Effects of Early Dysphagia Rehabilitation by Speech-language-hearing Therapists on Patients with Severe Aspiration Pneumonia

Link to article at PubMed

Prog Rehabil Med. 2020 Sep 8;5:20200020. doi: 10.2490/prm.20200020. eCollection 2020.

ABSTRACT

OBJECTIVE: To clarify the effect of early dysphagia rehabilitation, early rehabilitation was started within 2 days of admission by speech-language-hearing therapists in patients with severe aspiration pneumonia.

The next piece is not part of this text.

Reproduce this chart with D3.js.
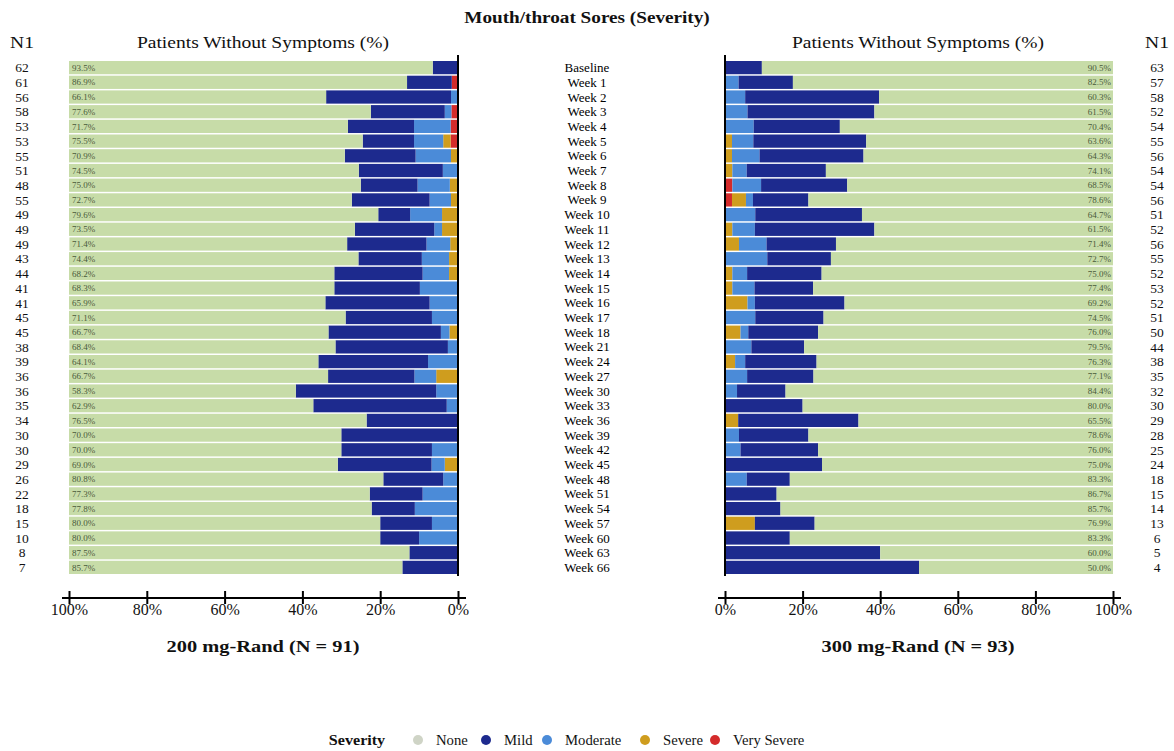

METHODS: The subjects were inpatients with severe aspiration pneumonia (A-DROP≥3) admitted to our hospital between April 2014 and March 2019. We retrospectively investigated patient age, sex, A-DROP score, community-acquired or nursing- and healthcare-associated pneumonia, invasive and noninvasive ventilation, comorbidities, nutritional risk, admission from nursing home, discharge to nursing home, walking ability before admission and at discharge, Food Intake LEVEL Scale (FILS) score at the start of rehabilitation and at discharge, the achievement of oral intake, alternative nutrition in use at discharge, number of days from admission to the start of rehabilitation, and number of days from admission to oral intake. We compared the patient characteristics and rehabilitation outcomes between 159 patients who underwent early dysphagia rehabilitation and 67 patients who underwent later dysphagia rehabilitation. To assess the association between alternative nutrition at discharge and early dysphagia rehabilitation, binominal logistic regression analysis was performed.

RESULTS: Early dysphagia rehabilitation was significantly associated with shorter hospital stays, fewer discharges to nursing homes, higher likelihood of oral intake, the removal of alternative nutrition at discharge, fewer days from admission to oral intake, and higher FILS scores at discharge. Early dysphagia rehabilitation was significantly associated with no alternative nutrition at discharge in binominal logistic regression analysis (odds ratio 3.26; P <0.01).

CONCLUSIONS: This study suggested that early dysphagia rehabilitation was effective in improving outcomes of severe aspiration pneumonia including the removal of alternative nutrition at discharge.